2011 amendment clarifies legislation relating to the disposal of petroleum mining assets to related parties.

Section DT 9 of the Income Tax Act 2004 and the Income Tax Act 2007

Key features

Sections 19 and 197 of the Taxation (Tax Administration and Remedial Matters) Act 2011 amend section DT 9 of the Income Tax Act 2007 and the Income Tax Act 2004 to address an ambiguity identified by the Rewrite Advisory Panel and correct a cross-reference.

Application date

Section DT 9 is amended to restore the effect of the corresponding provisions in the 1994 Act. As this amendment relates to both the 2007 and 2004 Acts, the amendment has retrospective effect to the beginning of the 2005-06 income year.

Detailed analysis

Section DT 9 applies when a petroleum mining asset is disposed of by a petroleum miner to a related party, and unamortised development expenditure forms a part of the cost of the asset. Under the petroleum mining rules, the full amount of development expenditure that is an allowable deduction is taken into account in calculating taxable income over a seven year period, under an amortisation rule.

If the owner of a petroleum mining asset disposes of that asset before the end of the seven-year amortisation period, the balance of the unamortised deduction for the development expenditure included in the cost of the asset is allocated to the year of sale.

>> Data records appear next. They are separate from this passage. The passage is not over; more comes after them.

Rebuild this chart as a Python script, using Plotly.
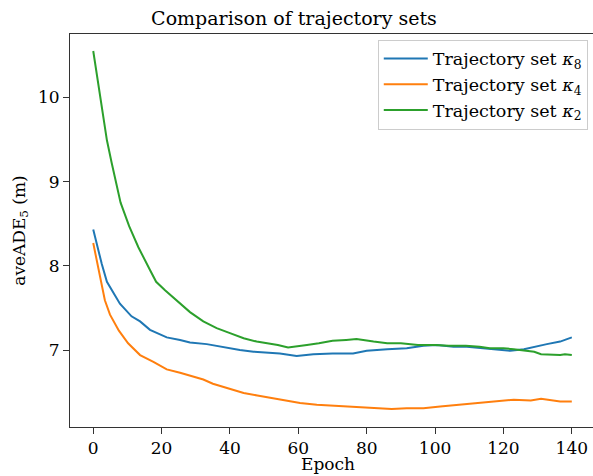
import plotly.graph_objects as go

# ---- data ----
epochs_k8 = [0, 1.5, 2.5, 4, 7.8, 11.2, 13.7, 16.6, 21.5, 25.4, 28.3, 33.2, 37.1, 42.9, 46.9, 51.7,
             54.6, 59.5, 64.4, 70, 76, 80, 86, 91.7, 96.6, 100.5, 105.4, 109.3, 114, 119, 122,
             126, 130, 132.7, 136.6, 140]
ade_k8 = [8.43, 8.17, 8.02, 7.81, 7.55, 7.40, 7.34, 7.24, 7.15, 7.12, 7.09, 7.07, 7.04, 7.00, 6.98, 6.97,
          6.96, 6.93, 6.95, 6.96, 6.96, 6.99, 7.01, 7.02, 7.05, 7.06, 7.04, 7.04, 7.02, 7.00, 6.99,
          7.01, 7.05, 7.07, 7.10, 7.15]

epochs_k4 = [0, 1.5, 2.0, 2.9, 3.4, 4.9, 7.5, 10.2, 12.7, 13.7, 17.6, 21.5, 25.4, 29.3, 32.2, 35, 39,
             44, 48, 52, 55.6, 60.5, 65.4, 70, 75, 80, 85, 87.3, 91.7, 96.6, 101.5, 106.4, 111,
             114, 119, 123, 128, 131, 136.6, 140]
ade_k4 = [8.27, 7.95, 7.87, 7.67, 7.59, 7.42, 7.23, 7.08, 6.98, 6.94, 6.86, 6.77, 6.73, 6.68, 6.65, 6.60, 6.55,
          6.49, 6.46, 6.43, 6.41, 6.37, 6.35, 6.34, 6.33, 6.32, 6.31, 6.30, 6.31, 6.31, 6.33, 6.35, 6.36,
          6.38, 6.40, 6.41, 6.40, 6.42, 6.39, 6.39]

epochs_k2 = [0, 2.5, 4, 5.4, 8, 10.5, 13.2, 16.6, 18.4, 21, 24.4, 28.3, 32.2, 36.1, 40, 44, 47.8,
             51.7, 54, 57, 59.5, 62.5, 66, 70, 74, 77, 82, 86, 90, 95, 100, 104, 109, 113, 116,
             120, 123, 129, 131, 136.6, 138, 140]
ade_k2 = [10.55, 9.89, 9.49, 9.22, 8.75, 8.47, 8.22, 7.95, 7.81, 7.71, 7.59, 7.45, 7.34, 7.26, 7.20, 7.14, 7.10,
          7.08, 7.06, 7.03, 7.04, 7.06, 7.08, 7.11, 7.12, 7.13, 7.10, 7.08, 7.08, 7.06, 7.06, 7.05, 7.05, 7.04, 7.02,
          7.02, 7.01, 6.98, 6.95, 6.94, 6.95, 6.94]

names = ["Trajectory set <i>κ</i><sub>8</sub>", "Trajectory set <i>κ</i><sub>4</sub>",
         "Trajectory set <i>κ</i><sub>2</sub>"]
colors = ["#1f77b4", "#ff7f0e", "#2ca02c"]
x_ticks = [0, 20, 40, 60, 80, 100, 120, 140]
y_ticks = [7, 8, 9, 10]

FONT = "DejaVu Serif"

fig = go.Figure()
for i, (xs, ys) in enumerate([(epochs_k8, ade_k8), (epochs_k4, ade_k4), (epochs_k2, ade_k2)]):
    fig.add_trace(go.Scatter(x=xs, y=ys, mode="lines", name=names[i], legendgroup=str(i),
                             line=dict(color=colors[i], width=2)))

fig.update_layout(
    width=593, height=476,
    margin=dict(l=70, r=0, t=34, b=49),
    paper_bgcolor="white", plot_bgcolor="white",
    font=dict(family=FONT, size=17, color="black"),
    title=dict(text="Comparison of trajectory sets", x=294 / 593, xref="container", xanchor="center",
               y=1 - 18 / 476, yref="container", yanchor="middle",
               font=dict(family=FONT, size=19, color="black")),
    showlegend=True,
    legend=dict(x=0.99, xanchor="right", y=0.986, yanchor="top",
                bgcolor="rgba(255,255,255,0.8)", bordercolor="#cccccc", borderwidth=1,
                font=dict(family=FONT, size=17.5, color="black"),
                traceorder="grouped", tracegroupgap=0, itemwidth=44),
    xaxis=dict(range=[-6.8, 146.2], tickvals=x_ticks, ticks="outside", ticklen=6, tickwidth=1,
               tickcolor="#333", showline=True, linecolor="#333", linewidth=1, mirror=True,
               showgrid=False, zeroline=False, tickfont=dict(family=FONT, size=17)),
    yaxis=dict(range=[6.086, 10.752], tickvals=y_ticks, ticks="outside", ticklen=6, tickwidth=1,
               tickcolor="#333", showline=True, linecolor="#333", linewidth=1, mirror=False,
               showgrid=False, zeroline=False, tickfont=dict(family=FONT, size=17),
               title=dict(text="aveADE<sub>5</sub> (m)", standoff=8, font=dict(family=FONT, size=17))),
    annotations=[dict(text="Epoch", xref="paper", yref="paper", x=(328 - 70) / 523, y=-(464 - 427) / 393,
                      xanchor="center", yanchor="middle", showarrow=False,
                      font=dict(family=FONT, size=17, color="black"))],
)

fig.write_html("out.html")
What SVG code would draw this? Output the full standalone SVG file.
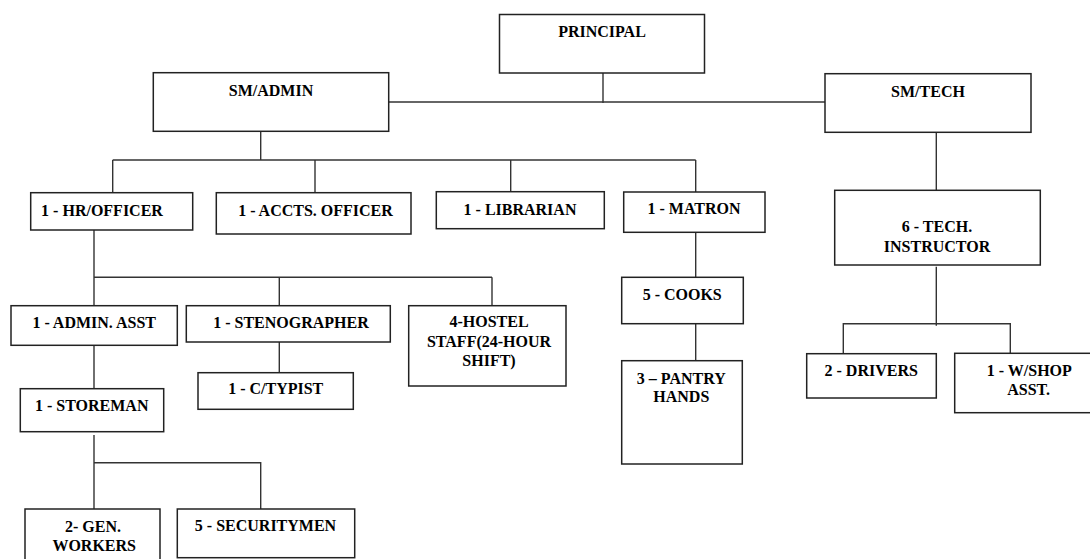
<svg xmlns="http://www.w3.org/2000/svg" width="1090" height="559" viewBox="0 0 1090 559">
  <style>
    .box { fill: #ffffff; stroke: #222222; stroke-width: 1.5; }
    .wire { fill: none; stroke: #333333; stroke-width: 1.4; }
    .lbl { font-family: "Liberation Serif", "Times New Roman", serif; font-weight: bold; font-size: 16px; fill: #000000; text-anchor: middle; }
  </style>
  <rect width="1090" height="559" fill="#ffffff"/>

  <!-- connectors -->
  <g id="connectors" class="wire">
    <path d="M603 73 V103"/>
    <path d="M388.7 102 H825"/>
    <path d="M260.7 131.3 V160"/>
    <path d="M112.7 160 H695.7"/>
    <path d="M112.7 160 V192.7"/>
    <path d="M315 160 V192.7"/>
    <path d="M510.7 160 V191.7"/>
    <path d="M695.7 160 V192"/>
    <path d="M936.3 132.3 V190.3"/>
    <path d="M94 230 V305.7"/>
    <path d="M94 277.3 H492"/>
    <path d="M279.3 277.3 V305.7"/>
    <path d="M492 277.3 V305.7"/>
    <path d="M279.3 342 V372.7"/>
    <path d="M94 345.3 V388.7"/>
    <path d="M94 435 V509"/>
    <path d="M94 462.7 H260.7 V509"/>
    <path d="M695.7 232.3 V277.3"/>
    <path d="M695.7 323.7 V360.7"/>
    <path d="M936.3 266.7 V325.7"/>
    <path d="M843.3 353.7 V323.7 H1010.3 V353.3"/>
  </g>

  <g id="principal">
    <rect class="box" x="499.5" y="14.5" width="205" height="58.5"/>
    <text class="lbl" x="602" y="37">PRINCIPAL</text>
  </g>
  <g id="sm-admin">
    <rect class="box" x="153.3" y="72.7" width="235.4" height="58.6"/>
    <text class="lbl" x="271" y="96">SM/ADMIN</text>
  </g>
  <g id="sm-tech">
    <rect class="box" x="825" y="73.7" width="206" height="58.6"/>
    <text class="lbl" x="928" y="97">SM/TECH</text>
  </g>
  <g id="hr-officer">
    <rect class="box" x="30.7" y="192.7" width="162" height="37.3"/>
    <text class="lbl" x="102" y="216">1 - HR/OFFICER</text>
  </g>
  <g id="accts-officer">
    <rect class="box" x="216.3" y="192.7" width="194.7" height="41.3"/>
    <text class="lbl" x="315.5" y="216">1 - ACCTS. OFFICER</text>
  </g>
  <g id="librarian">
    <rect class="box" x="436.3" y="191.7" width="168" height="37"/>
    <text class="lbl" x="520" y="215">1 - LIBRARIAN</text>
  </g>
  <g id="matron">
    <rect class="box" x="623.7" y="192" width="141.3" height="40.3"/>
    <text class="lbl" x="694" y="214">1 - MATRON</text>
  </g>
  <g id="tech-instructor">
    <rect class="box" x="834.7" y="190.3" width="205.6" height="74.7"/>
    <text class="lbl" x="937" y="232.3">6 - TECH.</text>
    <text class="lbl" x="937" y="252.3">INSTRUCTOR</text>
  </g>
  <g id="admin-asst">
    <rect class="box" x="11" y="305.7" width="166.3" height="39.6"/>
    <text class="lbl" x="94.2" y="328">1 - ADMIN. ASST</text>
  </g>
  <g id="stenographer">
    <rect class="box" x="186.3" y="305.7" width="204" height="36.3"/>
    <text class="lbl" x="291" y="327.5">1 - STENOGRAPHER</text>
  </g>
  <g id="c-typist">
    <rect class="box" x="198" y="372.7" width="155.3" height="36.6"/>
    <text class="lbl" x="275.7" y="394">1 - C/TYPIST</text>
  </g>
  <g id="hostel-staff">
    <rect class="box" x="408.7" y="305.7" width="157.3" height="80.3"/>
    <text class="lbl" x="489" y="327.3">4-HOSTEL</text>
    <text class="lbl" x="489" y="347.3">STAFF(24-HOUR</text>
    <text class="lbl" x="489" y="366.3">SHIFT)</text>
  </g>
  <g id="storeman">
    <rect class="box" x="20.3" y="388.7" width="143.4" height="43"/>
    <text class="lbl" x="91.7" y="411.3">1 - STOREMAN</text>
  </g>
  <g id="gen-workers">
    <rect class="box" x="25" y="509" width="135" height="56"/>
    <text class="lbl" x="93" y="532.3">2- GEN.</text>
    <text class="lbl" x="94.2" y="550.7">WORKERS</text>
  </g>
  <g id="securitymen">
    <rect class="box" x="177.3" y="509" width="177.4" height="48.7"/>
    <text class="lbl" x="265.5" y="531.3">5 - SECURITYMEN</text>
  </g>
  <g id="cooks">
    <rect class="box" x="621.7" y="277.3" width="121.6" height="46.4"/>
    <text class="lbl" x="682.2" y="299.7">5 - COOKS</text>
  </g>
  <g id="pantry-hands">
    <rect class="box" x="621.7" y="360.7" width="120.6" height="103.3"/>
    <text class="lbl" x="681.3" y="384">3 – PANTRY</text>
    <text class="lbl" x="681.3" y="402.3">HANDS</text>
  </g>
  <g id="drivers">
    <rect class="box" x="806.7" y="353.7" width="129.6" height="44.3"/>
    <text class="lbl" x="871.2" y="375.7">2 - DRIVERS</text>
  </g>
  <g id="wshop-asst">
    <rect class="box" x="954.7" y="353.3" width="148.3" height="59.4"/>
    <text class="lbl" x="1029.3" y="375.7">1 - W/SHOP</text>
    <text class="lbl" x="1028.7" y="395">ASST.</text>
  </g>
</svg>
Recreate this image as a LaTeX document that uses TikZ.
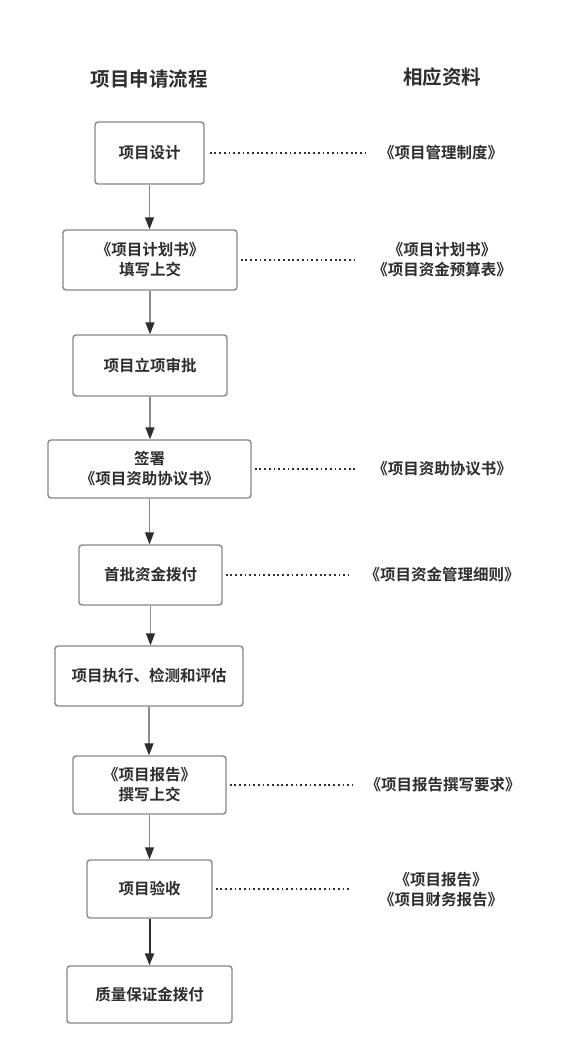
\documentclass[tikz,border=0pt]{standalone}
\usepackage{fontspec}
\newfontfamily\cjkb{Noto Sans CJK SC Bold}
\usetikzlibrary{arrows.meta}
\definecolor{txt}{HTML}{2E2E2E}
\definecolor{brd}{HTML}{888888}
\definecolor{shaft}{HTML}{8A8A8A}
\tikzset{
  stepbox/.style={draw=brd, line width=1.4pt, rounded corners=3pt, fill=white, align=center, text=txt, font=\cjkb\fontsize{15.5}{20}\selectfont, inner sep=0pt},
  doc/.style={align=center, text=txt, font=\cjkb\fontsize{15.5}{20}\selectfont, inner sep=0pt},
  head/.style={text=txt, font=\cjkb\fontsize{19.5}{22}\selectfont, inner sep=0pt},
  flow/.style={draw=shaft, line width=1.4pt, -{Triangle[width=9pt,length=12pt,color=txt]}},
  flowdark/.style={draw=txt, line width=2pt, -{Triangle[width=9pt,length=12pt,color=txt]}},
  link/.style={draw=txt, line width=1.8pt, dash pattern=on 1.8pt off 2.9pt}
}
\begin{document}
\begin{tikzpicture}[x=1pt,y=-1pt]
\useasboundingbox (0,0) rectangle (568,1055);
\fill[white] (0,0) rectangle (568,1055);
\node[head] (h1) at (149,79) {项目申请流程};
\node[head] (h2) at (442,77) {相应资料};
% boxes
\node[stepbox, minimum width=109pt, minimum height=62pt] (b1) at (149.5,153) {项目设计};
\node[stepbox, minimum width=174pt, minimum height=60pt] (b2) at (150,260) {《项目计划书》\\填写上交};
\node[stepbox, minimum width=154pt, minimum height=61pt] (b3) at (150,365.5) {项目立项审批};
\node[stepbox, minimum width=203pt, minimum height=58pt] (b4) at (149.5,469) {签署\\《项目资助协议书》};
\node[stepbox, minimum width=143pt, minimum height=60pt] (b5) at (150.5,575) {首批资金拨付};
\node[stepbox, minimum width=188pt, minimum height=60pt] (b6) at (149,676) {项目执行、检测和评估};
\node[stepbox, minimum width=153pt, minimum height=58pt] (b7) at (149.5,785) {《项目报告》\\撰写上交};
\node[stepbox, minimum width=125pt, minimum height=58pt] (b8) at (149.5,889) {项目验收};
\node[stepbox, minimum width=165pt, minimum height=57pt] (b9) at (149.5,994.5) {质量保证金拨付};
% docs
\node[doc] (d1) at (441,153) {《项目管理制度》};
\node[doc] (d2) at (442,260) {《项目计划书》\\《项目资金预算表》};
\node[doc] (d4) at (442,469) {《项目资助协议书》};
\node[doc] (d5) at (442,575) {《项目资金管理细则》};
\node[doc] (d7) at (443,785) {《项目报告撰写要求》};
\node[doc] (d8) at (441,889.5) {《项目报告》\\《项目财务报告》};
% arrows
\draw[flow] (b1.south) -- (b1.south |- b2.north);
\draw[flow] (b2.south) -- (b2.south |- b3.north);
\draw[flow] (b3.south) -- (b3.south |- b4.north);
\draw[flow] (b4.south) -- (b4.south |- b5.north);
\draw[flow] (b5.south) -- (b5.south |- b6.north);
\draw[flow] (b6.south) -- (b6.south |- b7.north);
\draw[flow] (b7.south) -- (b7.south |- b8.north);
\draw[flowdark] (b8.south) -- (b8.south |- b9.north);
% dotted links
\coordinate (e1) at (365,153);
\coordinate (e2) at (358,260);
\coordinate (e4) at (358,469);
\coordinate (e5) at (348,575);
\coordinate (e7) at (353,785);
\coordinate (e8) at (350,889);
\draw[link] ([xshift=5pt]b1.east) -- (e1);
\draw[link] ([xshift=3pt]b2.east) -- (e2);
\draw[link] ([xshift=3pt]b4.east) -- (e4);
\draw[link] ([xshift=3pt]b5.east) -- (e5);
\draw[link] ([xshift=3pt]b7.east) -- (e7);
\draw[link] ([xshift=3pt]b8.east) -- (e8);
\end{tikzpicture}
\end{document}
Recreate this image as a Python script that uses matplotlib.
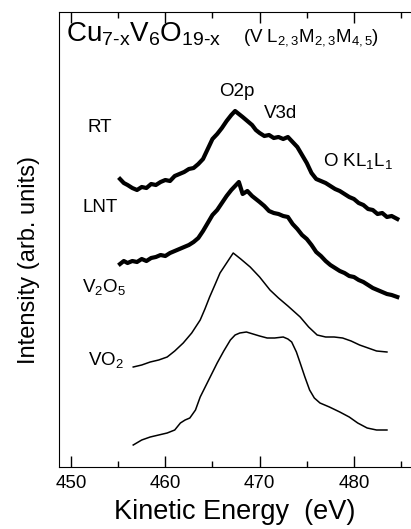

However, if a petroleum mining asset is disposed of to a related party within the seven year amortisation period, section DT 9 limits how much of the unamortised deduction for development expenditure can be allocated to the year of sale. That amount is limited to no more than the profit on the sale of the asset. This rule prevents a group of companies creating a deductible loss from the disposal of a petroleum mining asset to a related party.

The amendment removes an ambiguity in section DT 9(1) and corrects the cross-references from section DT 9(2) to refer to section EJ 16(2).

Section DT 9 applies to a petroleum miner who disposes of a petroleum mining asset to an associated person. An ambiguity in section DT 9(1) could result in the petroleum miner having a lower amount of unamortised development expenditure allocated to the income year than would have occurred under the corresponding provisions of the Income Tax Act 1994.